Rugby: Old master Chris Paterson has faith in new kid on block
RUGBY record-breaker Chris Paterson has given a resounding vote of confidence to his Edinburgh successor when predicting rookie internationalist Tom Brown “will be there for a long time to come”.
As Paterson was preparing to hang up his boots after a 13-year pro career which yielded 109 caps it was significant that Brown, now 22, was being phased into Edinburgh’s line-up.
Of the concluding 11 games of last season Brown, in fact, started six and Paterson five but few could have predicted how well the one-time North Berwick, Edinburgh Accies and Currie prospect would seize his opportunities . . . except maybe Paterson who, throughout, was acting as an official mentor.
“I’m delighted for Tom Brown” said Paterson as he helped launch an RBS backed scheme to have 138 rugby clubs throw open their doors to local communities over the weekend of August 11 and 12.
Paterson added: “Tom had a fantastic season last year and the more that was asked of him the better he got, which I think is a brilliant sign.
“He came into the Edinburgh side and played well (then) he came into the Heineken Cup games and played well.
“He went on tour with Scotland which was a big step and gained his first cap against Australia in bad conditions and did really well.
“He is hugely committed, powerful, fast and strong as well as a good attacking player who is brave in defence; he will improve.”
Adding to the appeal of Brown is the versatility which saw him switch from full back to winger for what was Paterson’s swansong in the 44-21 victory over Treviso to bring the curtain down on the 2011-12 league season.
However, when it came to crunch selections for the two European knock-out clashes, against Toulouse and Ulster, it was Brown who got the nod over Paterson, who was typically magnanimous in acknowledging: “Having a taste of big games including an international will make Tom want to improve even more. Hopefully he’ll be there for a long time.”
Paterson has returned from a trip to New Zealand as part of his new role as an SRU goal-kicking coach and ambassador, where he checked on Gregor Hunter, the young Edinburgh stand off at Christchurch’s Lincoln University club as part of a Macphail scholarship.
And he predicts that Hunter could make the same impact on return that saw scholarship predecessors Harry Leonard and Grant Gilchrist help Edinburgh into the Euro quarter-finals.

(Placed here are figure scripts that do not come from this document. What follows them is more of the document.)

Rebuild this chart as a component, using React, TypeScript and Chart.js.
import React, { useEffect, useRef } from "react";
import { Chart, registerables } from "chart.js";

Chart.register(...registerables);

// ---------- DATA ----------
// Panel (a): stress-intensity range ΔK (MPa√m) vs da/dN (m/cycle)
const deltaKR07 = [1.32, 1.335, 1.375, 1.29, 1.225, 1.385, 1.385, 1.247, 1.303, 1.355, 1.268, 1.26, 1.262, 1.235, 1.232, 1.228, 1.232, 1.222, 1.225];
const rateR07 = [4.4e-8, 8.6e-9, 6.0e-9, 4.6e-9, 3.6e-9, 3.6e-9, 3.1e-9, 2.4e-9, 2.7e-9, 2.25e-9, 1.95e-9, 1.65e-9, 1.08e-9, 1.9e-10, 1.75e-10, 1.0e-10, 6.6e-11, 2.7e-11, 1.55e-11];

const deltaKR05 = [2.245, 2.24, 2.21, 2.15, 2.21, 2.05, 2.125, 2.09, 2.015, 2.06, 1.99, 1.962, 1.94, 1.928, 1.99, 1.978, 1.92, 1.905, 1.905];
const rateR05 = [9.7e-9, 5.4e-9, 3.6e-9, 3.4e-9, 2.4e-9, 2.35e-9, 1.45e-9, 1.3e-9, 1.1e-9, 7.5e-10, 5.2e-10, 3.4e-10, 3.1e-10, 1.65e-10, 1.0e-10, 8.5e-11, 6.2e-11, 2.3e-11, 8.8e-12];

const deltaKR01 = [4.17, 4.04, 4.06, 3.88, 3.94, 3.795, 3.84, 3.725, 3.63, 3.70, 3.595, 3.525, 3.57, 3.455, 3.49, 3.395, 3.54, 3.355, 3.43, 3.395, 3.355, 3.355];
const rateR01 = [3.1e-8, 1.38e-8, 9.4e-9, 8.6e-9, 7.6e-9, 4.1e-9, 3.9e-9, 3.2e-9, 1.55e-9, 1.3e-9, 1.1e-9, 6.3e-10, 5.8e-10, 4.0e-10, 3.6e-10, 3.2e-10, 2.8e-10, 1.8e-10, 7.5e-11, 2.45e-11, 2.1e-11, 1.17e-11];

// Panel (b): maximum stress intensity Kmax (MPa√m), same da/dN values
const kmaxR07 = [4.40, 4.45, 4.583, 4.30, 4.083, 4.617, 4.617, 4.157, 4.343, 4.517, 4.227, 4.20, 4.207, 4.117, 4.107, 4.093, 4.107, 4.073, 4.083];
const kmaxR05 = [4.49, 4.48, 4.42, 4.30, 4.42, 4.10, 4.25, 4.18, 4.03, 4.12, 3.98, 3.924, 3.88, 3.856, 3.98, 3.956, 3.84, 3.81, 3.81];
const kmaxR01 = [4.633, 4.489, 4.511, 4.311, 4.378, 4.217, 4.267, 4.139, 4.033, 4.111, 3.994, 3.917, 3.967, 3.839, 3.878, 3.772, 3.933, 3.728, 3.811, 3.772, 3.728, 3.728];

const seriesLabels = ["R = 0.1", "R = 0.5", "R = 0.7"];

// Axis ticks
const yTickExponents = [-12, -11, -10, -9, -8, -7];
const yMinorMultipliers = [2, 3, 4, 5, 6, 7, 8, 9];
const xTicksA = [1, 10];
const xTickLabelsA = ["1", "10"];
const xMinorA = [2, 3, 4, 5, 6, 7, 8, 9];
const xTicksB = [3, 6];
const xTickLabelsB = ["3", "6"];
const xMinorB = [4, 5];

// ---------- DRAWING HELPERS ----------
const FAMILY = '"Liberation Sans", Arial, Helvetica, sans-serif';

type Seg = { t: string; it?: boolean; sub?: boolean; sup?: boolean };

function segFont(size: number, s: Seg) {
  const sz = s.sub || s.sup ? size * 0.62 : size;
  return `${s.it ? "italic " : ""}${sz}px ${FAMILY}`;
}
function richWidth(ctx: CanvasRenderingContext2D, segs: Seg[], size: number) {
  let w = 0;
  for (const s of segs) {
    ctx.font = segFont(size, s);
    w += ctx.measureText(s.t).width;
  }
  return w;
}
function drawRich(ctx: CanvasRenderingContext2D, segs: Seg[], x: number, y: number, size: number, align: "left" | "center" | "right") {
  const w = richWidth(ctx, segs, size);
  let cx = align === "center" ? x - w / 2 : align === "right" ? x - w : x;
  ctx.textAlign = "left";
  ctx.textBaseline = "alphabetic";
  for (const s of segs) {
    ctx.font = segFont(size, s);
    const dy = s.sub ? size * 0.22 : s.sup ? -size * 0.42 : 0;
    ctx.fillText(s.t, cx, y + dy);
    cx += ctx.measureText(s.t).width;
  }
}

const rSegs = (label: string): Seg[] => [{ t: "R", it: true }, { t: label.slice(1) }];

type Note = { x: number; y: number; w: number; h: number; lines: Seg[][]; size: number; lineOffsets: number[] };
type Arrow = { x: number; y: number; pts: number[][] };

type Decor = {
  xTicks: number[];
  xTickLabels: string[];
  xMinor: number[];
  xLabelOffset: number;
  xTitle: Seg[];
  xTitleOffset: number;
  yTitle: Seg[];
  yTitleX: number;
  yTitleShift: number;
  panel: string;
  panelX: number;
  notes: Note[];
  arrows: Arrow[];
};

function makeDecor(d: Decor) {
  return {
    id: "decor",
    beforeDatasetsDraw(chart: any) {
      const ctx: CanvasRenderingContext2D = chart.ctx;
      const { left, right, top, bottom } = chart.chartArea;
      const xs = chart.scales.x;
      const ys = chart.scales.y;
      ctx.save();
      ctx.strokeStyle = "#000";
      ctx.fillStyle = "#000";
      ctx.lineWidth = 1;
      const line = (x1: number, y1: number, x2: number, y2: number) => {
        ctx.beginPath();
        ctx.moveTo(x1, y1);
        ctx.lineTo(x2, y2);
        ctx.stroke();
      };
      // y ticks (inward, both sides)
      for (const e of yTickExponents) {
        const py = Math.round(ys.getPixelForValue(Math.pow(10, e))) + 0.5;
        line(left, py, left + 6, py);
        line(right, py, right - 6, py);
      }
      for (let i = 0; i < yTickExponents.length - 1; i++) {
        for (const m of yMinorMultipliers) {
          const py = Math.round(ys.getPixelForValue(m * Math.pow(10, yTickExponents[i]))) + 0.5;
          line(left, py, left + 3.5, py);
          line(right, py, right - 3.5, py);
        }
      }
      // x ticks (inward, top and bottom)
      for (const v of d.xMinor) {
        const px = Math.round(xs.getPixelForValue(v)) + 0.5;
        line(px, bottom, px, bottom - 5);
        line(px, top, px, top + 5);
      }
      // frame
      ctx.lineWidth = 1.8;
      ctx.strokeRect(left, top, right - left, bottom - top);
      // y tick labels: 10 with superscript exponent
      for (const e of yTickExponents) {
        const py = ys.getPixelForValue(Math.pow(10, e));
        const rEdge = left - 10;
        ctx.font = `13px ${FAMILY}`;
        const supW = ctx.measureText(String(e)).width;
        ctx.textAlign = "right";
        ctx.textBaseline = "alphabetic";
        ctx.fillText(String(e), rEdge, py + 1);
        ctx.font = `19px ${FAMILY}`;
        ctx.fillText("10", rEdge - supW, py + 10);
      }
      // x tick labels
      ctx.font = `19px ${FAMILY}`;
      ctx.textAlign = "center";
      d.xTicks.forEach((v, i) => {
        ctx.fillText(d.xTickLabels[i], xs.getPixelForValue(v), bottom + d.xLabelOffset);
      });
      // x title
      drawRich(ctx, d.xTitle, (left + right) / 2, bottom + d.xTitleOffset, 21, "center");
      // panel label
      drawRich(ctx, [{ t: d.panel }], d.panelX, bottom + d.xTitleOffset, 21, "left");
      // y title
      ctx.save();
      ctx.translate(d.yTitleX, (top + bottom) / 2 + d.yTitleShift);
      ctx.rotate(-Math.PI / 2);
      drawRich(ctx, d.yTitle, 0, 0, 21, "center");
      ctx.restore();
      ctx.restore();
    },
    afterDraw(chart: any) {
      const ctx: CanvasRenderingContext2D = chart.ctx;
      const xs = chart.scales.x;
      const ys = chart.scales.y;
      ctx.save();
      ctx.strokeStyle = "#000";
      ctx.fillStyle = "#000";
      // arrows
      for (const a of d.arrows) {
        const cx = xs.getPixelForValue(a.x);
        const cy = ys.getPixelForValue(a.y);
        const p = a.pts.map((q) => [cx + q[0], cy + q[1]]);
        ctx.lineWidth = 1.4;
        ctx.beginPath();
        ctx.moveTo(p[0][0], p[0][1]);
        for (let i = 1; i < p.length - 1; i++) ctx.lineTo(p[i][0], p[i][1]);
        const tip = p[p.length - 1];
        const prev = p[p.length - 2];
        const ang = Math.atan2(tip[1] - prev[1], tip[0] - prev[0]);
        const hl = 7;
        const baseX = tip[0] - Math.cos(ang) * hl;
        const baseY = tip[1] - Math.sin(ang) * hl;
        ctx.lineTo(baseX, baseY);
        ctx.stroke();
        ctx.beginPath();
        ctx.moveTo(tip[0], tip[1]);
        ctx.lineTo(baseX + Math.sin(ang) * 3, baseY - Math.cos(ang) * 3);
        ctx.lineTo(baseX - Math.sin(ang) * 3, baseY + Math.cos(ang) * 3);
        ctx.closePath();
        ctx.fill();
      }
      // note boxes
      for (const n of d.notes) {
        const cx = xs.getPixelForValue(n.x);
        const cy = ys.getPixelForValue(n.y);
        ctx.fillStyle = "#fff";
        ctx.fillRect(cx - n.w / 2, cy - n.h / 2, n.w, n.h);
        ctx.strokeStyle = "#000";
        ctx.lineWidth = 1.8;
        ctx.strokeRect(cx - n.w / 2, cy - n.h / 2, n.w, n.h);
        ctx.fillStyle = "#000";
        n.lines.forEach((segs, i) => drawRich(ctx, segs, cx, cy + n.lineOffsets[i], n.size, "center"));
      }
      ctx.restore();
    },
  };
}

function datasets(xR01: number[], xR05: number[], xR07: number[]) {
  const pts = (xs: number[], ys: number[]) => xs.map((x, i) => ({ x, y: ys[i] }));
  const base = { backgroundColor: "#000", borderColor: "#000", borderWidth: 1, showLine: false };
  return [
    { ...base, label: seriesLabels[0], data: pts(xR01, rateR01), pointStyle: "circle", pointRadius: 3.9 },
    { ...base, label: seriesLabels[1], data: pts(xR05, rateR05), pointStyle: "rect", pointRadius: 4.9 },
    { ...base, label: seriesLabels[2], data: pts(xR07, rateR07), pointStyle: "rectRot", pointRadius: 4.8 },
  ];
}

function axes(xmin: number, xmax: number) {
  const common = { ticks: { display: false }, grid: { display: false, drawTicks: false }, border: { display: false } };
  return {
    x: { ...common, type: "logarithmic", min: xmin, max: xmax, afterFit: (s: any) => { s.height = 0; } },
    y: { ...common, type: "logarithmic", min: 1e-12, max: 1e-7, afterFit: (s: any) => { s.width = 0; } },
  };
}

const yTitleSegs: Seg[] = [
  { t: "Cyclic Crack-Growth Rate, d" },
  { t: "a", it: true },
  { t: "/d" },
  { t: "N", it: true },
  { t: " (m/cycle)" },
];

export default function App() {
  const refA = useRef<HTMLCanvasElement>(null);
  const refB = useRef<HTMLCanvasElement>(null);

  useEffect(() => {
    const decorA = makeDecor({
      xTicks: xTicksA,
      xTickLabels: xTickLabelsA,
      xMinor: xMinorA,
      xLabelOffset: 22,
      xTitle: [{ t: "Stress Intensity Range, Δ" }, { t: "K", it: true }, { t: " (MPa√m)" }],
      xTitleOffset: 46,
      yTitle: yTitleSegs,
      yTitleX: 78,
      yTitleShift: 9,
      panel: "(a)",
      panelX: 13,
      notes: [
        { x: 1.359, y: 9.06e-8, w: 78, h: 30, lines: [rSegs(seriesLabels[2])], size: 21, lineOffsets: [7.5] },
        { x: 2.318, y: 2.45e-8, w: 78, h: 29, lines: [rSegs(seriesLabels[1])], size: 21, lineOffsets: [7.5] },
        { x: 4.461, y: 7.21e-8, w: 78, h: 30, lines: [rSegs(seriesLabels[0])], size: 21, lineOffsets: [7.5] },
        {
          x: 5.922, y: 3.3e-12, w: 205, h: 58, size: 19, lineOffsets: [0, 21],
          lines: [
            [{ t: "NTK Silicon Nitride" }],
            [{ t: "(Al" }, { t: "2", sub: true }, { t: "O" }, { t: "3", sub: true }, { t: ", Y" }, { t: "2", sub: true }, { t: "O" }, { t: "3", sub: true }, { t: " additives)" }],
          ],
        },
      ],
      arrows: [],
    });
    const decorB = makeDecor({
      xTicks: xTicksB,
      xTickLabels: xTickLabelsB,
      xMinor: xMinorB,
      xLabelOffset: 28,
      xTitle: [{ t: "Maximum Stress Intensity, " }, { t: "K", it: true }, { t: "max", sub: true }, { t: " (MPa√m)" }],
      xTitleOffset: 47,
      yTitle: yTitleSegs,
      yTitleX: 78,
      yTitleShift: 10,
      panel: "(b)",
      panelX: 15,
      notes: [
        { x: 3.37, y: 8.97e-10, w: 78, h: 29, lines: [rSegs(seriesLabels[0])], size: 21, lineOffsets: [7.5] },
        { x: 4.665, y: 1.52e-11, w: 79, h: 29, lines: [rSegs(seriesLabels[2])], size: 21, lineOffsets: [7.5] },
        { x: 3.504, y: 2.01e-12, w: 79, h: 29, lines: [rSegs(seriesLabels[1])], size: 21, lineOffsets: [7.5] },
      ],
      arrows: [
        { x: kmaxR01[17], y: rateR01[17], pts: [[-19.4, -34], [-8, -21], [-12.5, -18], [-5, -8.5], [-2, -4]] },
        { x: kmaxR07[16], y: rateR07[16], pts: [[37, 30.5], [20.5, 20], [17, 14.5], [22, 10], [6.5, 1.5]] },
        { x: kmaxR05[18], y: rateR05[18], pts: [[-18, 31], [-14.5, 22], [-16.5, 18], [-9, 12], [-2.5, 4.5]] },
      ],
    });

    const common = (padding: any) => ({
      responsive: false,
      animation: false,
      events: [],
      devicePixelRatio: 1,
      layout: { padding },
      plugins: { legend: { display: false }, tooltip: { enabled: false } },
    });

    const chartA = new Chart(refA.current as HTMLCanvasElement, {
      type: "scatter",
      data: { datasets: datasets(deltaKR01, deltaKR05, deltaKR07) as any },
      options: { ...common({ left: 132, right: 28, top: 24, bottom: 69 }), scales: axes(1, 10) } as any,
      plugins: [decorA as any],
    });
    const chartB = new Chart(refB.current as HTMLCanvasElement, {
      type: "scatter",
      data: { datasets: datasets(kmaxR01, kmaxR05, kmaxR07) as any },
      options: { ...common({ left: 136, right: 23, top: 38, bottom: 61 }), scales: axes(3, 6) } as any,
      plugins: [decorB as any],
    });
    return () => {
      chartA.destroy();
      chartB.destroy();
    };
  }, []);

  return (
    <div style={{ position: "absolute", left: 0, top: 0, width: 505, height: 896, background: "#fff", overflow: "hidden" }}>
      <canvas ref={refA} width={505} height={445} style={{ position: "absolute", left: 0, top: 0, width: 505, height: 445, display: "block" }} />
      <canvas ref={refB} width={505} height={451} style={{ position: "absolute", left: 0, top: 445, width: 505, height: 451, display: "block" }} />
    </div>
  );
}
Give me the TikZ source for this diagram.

“Gregor Hunter is playing week in, week out and basically running a back-line is bringing him out of his shell in a new environment.
“When he comes back, he was telling me before I left, he really wants a crack with Edinburgh.
“He wants to be like Harry and Grant and hit the ground running for the start of the season.”
The new season will feature a number of trial law amendments, some of which can be of particular benefit to Edinburgh and Scotland, who both embrace a free flowing style.
At the heart of the changes is a requirement for teams to play the ball within five seconds from the back of a ruck.
“A lot depends on how the five second law is interpreted; it is a bit of a minefield” says Paterson who, nevertheless, insists: “Scotland are best playing a quick game and that might suit us.
“Teams might have to be organised a bit more quickly when they are running the clock down.
“But the new law will reward positive play and that is a national trait in terms of the quick ruck ball we try to generate.”
In other words, a team that puts a premium on getting to the breakdown quickly can pressurise the opposition into playing the ball rather than delaying.
“It comes right back to individual skills – if you take ball into contact, place it properly and move it away there is not much the defence can do.
The beauty of the law amendments is that the game is continually evolving. Players have to find new skills and coaches have to find new techniques.”
Which pretty much sums up the challenge facing Chris Paterson next season.